§ **Written problem**: Begin at the top of the entries below and write out every line through the one containing "ax = fig.add_axes([223", excluding pictures.

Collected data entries
===============

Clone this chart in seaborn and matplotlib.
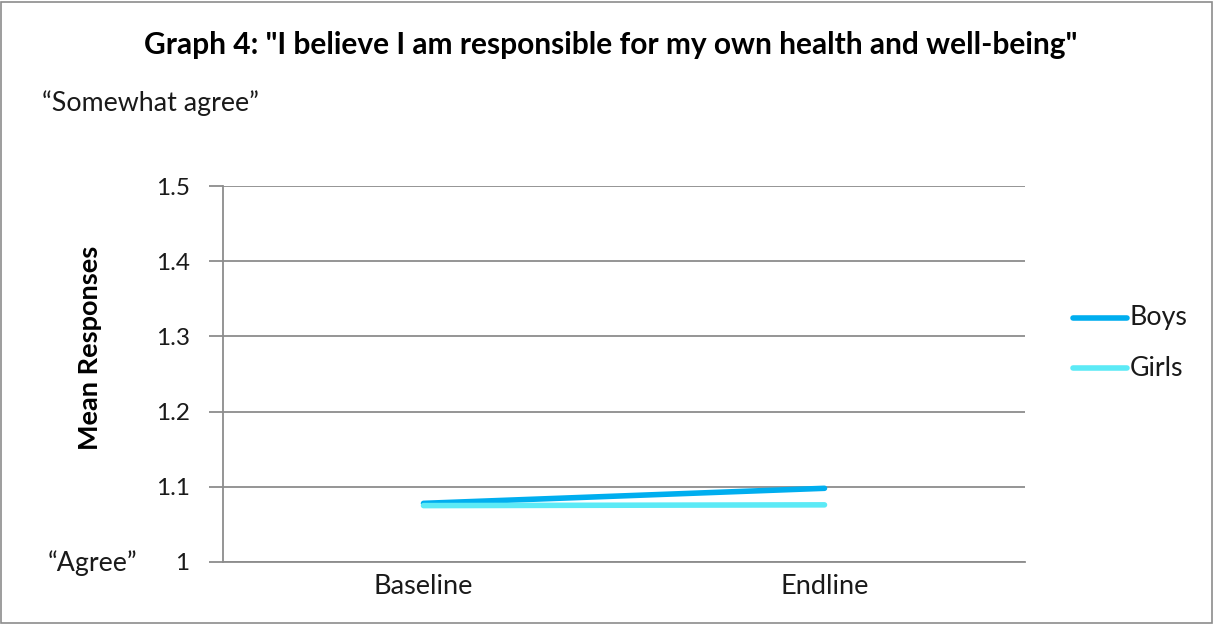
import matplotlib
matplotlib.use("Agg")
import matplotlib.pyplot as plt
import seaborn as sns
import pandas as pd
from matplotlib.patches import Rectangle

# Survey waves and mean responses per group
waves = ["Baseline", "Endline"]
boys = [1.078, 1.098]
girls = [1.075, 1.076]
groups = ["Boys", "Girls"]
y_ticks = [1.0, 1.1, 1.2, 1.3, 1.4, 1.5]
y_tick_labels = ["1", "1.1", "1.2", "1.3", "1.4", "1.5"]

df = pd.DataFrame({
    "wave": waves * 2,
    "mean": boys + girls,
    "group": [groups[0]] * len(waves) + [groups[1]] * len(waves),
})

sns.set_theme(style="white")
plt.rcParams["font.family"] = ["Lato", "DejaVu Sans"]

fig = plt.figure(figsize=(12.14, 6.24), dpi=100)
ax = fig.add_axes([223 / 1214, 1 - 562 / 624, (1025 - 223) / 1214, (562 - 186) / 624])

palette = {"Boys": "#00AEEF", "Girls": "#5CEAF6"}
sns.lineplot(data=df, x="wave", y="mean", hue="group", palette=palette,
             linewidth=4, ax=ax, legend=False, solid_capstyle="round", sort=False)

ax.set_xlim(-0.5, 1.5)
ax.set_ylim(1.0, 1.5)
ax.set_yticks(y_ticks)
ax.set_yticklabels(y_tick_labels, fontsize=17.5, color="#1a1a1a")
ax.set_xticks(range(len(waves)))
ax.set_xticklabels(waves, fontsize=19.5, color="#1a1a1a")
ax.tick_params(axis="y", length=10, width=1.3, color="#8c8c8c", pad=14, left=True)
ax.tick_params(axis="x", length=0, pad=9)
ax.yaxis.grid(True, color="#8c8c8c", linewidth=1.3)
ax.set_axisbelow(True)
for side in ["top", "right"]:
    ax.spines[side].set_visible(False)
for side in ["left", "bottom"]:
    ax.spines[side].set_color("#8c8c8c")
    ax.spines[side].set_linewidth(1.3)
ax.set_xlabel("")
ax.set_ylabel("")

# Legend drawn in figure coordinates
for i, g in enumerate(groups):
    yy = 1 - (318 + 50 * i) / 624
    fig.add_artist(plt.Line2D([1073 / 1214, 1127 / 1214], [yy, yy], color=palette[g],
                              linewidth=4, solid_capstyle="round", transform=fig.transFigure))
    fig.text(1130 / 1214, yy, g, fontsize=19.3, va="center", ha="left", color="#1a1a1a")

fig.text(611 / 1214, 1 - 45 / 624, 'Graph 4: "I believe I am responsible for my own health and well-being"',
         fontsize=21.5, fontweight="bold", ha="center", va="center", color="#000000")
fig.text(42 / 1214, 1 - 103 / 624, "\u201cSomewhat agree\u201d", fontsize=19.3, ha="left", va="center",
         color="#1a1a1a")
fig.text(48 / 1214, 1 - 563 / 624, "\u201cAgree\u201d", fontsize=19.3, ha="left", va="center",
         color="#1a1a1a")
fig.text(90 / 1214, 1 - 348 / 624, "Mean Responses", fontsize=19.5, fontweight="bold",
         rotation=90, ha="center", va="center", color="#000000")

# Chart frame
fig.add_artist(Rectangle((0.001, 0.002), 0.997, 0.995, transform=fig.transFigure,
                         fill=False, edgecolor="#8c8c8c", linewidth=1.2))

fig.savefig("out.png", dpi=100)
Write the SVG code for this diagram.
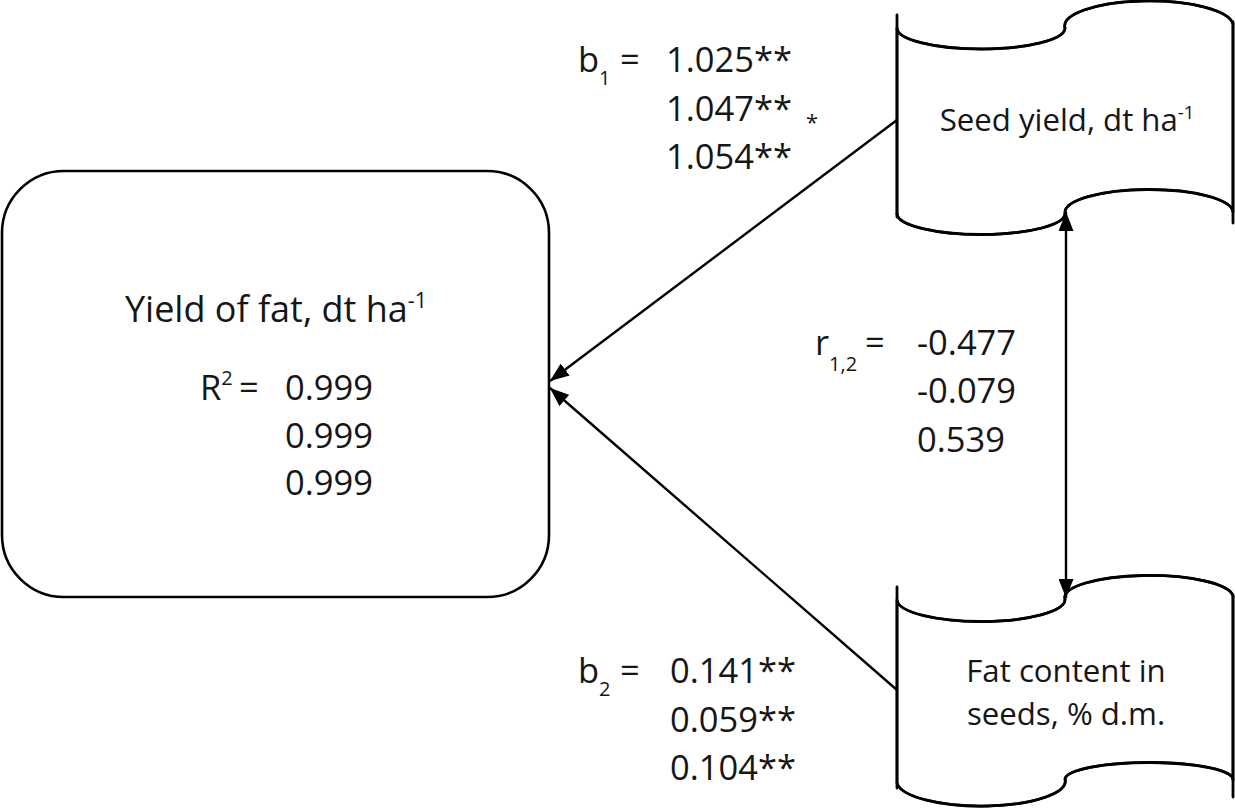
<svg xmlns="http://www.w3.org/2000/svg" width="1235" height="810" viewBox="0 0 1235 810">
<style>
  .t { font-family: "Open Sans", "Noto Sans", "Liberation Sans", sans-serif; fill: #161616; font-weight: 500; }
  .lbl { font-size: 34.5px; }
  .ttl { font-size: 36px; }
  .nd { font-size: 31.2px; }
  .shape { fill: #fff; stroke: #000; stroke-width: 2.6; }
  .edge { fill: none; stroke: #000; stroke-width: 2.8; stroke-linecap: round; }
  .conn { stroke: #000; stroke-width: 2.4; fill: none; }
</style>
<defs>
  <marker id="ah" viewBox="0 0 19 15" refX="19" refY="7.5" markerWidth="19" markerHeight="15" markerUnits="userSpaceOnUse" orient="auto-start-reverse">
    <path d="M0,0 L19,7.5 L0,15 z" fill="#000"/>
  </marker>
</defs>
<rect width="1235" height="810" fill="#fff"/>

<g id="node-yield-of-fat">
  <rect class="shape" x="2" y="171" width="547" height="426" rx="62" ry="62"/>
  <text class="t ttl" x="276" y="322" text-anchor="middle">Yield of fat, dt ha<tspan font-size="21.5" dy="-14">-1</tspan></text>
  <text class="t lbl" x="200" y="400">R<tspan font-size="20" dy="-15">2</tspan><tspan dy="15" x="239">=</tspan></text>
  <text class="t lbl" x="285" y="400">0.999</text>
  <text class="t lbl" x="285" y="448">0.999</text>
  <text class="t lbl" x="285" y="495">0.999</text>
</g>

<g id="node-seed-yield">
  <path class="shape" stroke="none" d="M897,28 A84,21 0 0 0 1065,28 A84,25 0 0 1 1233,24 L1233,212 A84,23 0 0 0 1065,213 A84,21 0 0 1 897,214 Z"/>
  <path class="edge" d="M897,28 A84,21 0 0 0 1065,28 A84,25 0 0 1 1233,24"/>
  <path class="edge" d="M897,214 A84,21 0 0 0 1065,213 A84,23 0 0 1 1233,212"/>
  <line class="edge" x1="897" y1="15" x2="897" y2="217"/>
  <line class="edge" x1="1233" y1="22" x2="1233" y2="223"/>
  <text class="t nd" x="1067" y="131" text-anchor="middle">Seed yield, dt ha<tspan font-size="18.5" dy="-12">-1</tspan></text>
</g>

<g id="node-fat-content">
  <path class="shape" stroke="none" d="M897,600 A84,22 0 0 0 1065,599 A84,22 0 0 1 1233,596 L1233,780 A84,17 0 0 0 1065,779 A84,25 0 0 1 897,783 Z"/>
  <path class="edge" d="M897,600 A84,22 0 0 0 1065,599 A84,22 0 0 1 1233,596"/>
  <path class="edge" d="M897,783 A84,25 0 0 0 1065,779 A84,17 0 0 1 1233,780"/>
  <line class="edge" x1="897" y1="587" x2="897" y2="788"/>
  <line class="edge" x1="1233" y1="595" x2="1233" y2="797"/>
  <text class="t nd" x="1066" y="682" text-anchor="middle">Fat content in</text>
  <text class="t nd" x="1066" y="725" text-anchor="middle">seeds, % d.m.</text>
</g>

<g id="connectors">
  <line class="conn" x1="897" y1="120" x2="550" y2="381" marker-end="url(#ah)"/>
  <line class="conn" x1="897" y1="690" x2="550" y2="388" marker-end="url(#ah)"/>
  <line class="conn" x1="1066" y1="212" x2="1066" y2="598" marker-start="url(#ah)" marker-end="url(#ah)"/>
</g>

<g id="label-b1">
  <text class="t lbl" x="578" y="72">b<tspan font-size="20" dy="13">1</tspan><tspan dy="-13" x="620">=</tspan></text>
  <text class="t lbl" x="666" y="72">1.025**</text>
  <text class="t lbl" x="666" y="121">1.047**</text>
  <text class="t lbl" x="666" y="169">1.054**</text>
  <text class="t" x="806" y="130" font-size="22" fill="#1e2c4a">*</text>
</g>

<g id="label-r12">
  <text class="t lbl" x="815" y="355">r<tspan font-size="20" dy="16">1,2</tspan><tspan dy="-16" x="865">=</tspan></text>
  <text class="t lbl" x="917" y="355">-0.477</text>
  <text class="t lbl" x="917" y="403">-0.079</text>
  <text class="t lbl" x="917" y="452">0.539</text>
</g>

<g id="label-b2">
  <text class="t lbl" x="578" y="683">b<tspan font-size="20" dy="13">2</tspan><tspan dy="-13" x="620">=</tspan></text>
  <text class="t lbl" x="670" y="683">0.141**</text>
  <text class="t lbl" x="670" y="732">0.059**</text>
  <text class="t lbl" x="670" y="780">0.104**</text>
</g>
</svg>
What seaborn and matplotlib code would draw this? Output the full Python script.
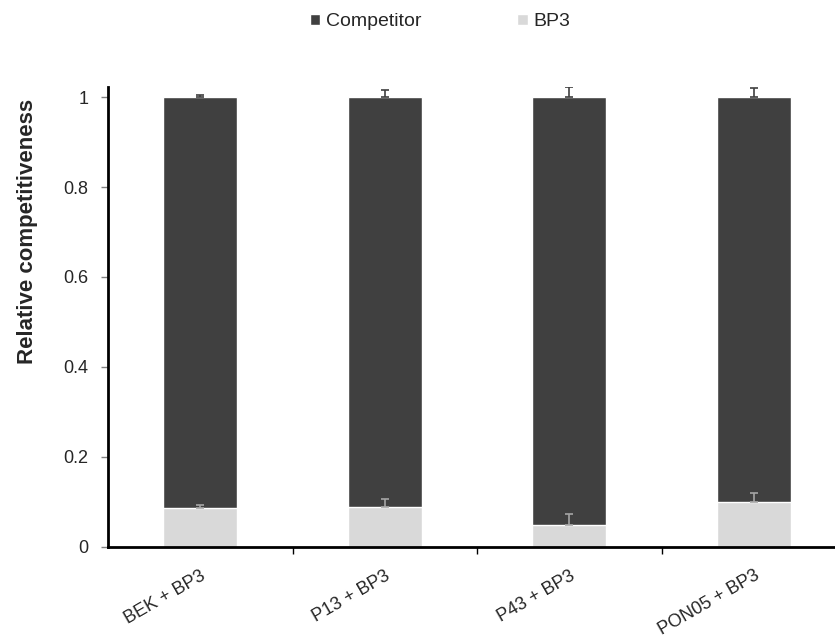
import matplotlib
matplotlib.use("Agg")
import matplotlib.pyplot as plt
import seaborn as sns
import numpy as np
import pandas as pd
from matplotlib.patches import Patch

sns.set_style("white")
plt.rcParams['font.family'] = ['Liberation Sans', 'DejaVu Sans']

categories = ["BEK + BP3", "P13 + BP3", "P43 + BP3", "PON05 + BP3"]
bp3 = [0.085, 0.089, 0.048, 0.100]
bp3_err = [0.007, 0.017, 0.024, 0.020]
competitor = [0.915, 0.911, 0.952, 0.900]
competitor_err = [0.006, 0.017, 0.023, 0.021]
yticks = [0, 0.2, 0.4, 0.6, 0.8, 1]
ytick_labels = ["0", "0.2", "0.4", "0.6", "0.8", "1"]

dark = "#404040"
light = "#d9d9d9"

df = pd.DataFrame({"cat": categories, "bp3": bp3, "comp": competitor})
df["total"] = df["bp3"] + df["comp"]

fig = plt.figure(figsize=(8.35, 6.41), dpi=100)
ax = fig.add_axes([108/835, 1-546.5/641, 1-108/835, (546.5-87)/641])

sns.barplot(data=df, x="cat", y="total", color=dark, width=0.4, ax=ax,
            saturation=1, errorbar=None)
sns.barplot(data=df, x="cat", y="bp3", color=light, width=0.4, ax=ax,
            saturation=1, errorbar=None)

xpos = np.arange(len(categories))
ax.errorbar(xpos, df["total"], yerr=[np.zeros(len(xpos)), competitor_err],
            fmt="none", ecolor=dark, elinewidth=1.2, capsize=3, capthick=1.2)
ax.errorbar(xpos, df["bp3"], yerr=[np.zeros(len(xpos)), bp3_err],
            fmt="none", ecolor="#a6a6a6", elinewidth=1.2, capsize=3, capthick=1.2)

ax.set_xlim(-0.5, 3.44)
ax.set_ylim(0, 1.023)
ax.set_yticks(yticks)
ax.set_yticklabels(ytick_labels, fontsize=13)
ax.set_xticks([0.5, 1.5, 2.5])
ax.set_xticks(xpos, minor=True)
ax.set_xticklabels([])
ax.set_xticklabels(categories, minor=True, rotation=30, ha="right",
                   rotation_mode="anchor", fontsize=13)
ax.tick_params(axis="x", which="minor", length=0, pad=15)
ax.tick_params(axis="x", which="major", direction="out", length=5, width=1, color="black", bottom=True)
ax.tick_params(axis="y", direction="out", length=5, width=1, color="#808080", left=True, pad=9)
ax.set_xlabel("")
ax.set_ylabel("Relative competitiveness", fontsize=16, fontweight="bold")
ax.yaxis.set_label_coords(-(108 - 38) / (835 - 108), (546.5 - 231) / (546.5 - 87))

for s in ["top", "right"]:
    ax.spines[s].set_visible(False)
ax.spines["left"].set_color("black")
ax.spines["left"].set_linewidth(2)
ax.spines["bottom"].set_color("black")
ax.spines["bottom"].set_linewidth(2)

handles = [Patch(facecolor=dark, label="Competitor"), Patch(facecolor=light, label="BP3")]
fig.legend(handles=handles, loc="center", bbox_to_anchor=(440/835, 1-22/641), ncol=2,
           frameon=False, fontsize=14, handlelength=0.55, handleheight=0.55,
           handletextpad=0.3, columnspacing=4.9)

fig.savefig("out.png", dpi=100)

===============

§ **Task answer**:
Clone this chart in seaborn and matplotlib.
import matplotlib
matplotlib.use("Agg")
import matplotlib.pyplot as plt
import seaborn as sns
import pandas as pd
from matplotlib.patches import Rectangle

# Survey waves and mean responses per group
waves = ["Baseline", "Endline"]
boys = [1.078, 1.098]
girls = [1.075, 1.076]
groups = ["Boys", "Girls"]
y_ticks = [1.0, 1.1, 1.2, 1.3, 1.4, 1.5]
y_tick_labels = ["1", "1.1", "1.2", "1.3", "1.4", "1.5"]

df = pd.DataFrame({
    "wave": waves * 2,
    "mean": boys + girls,
    "group": [groups[0]] * len(waves) + [groups[1]] * len(waves),
})

sns.set_theme(style="white")
plt.rcParams["font.family"] = ["Lato", "DejaVu Sans"]

fig = plt.figure(figsize=(12.14, 6.24), dpi=100)
ax = fig.add_axes([223 / 1214, 1 - 562 / 624, (1025 - 223) / 1214, (562 - 186) / 624])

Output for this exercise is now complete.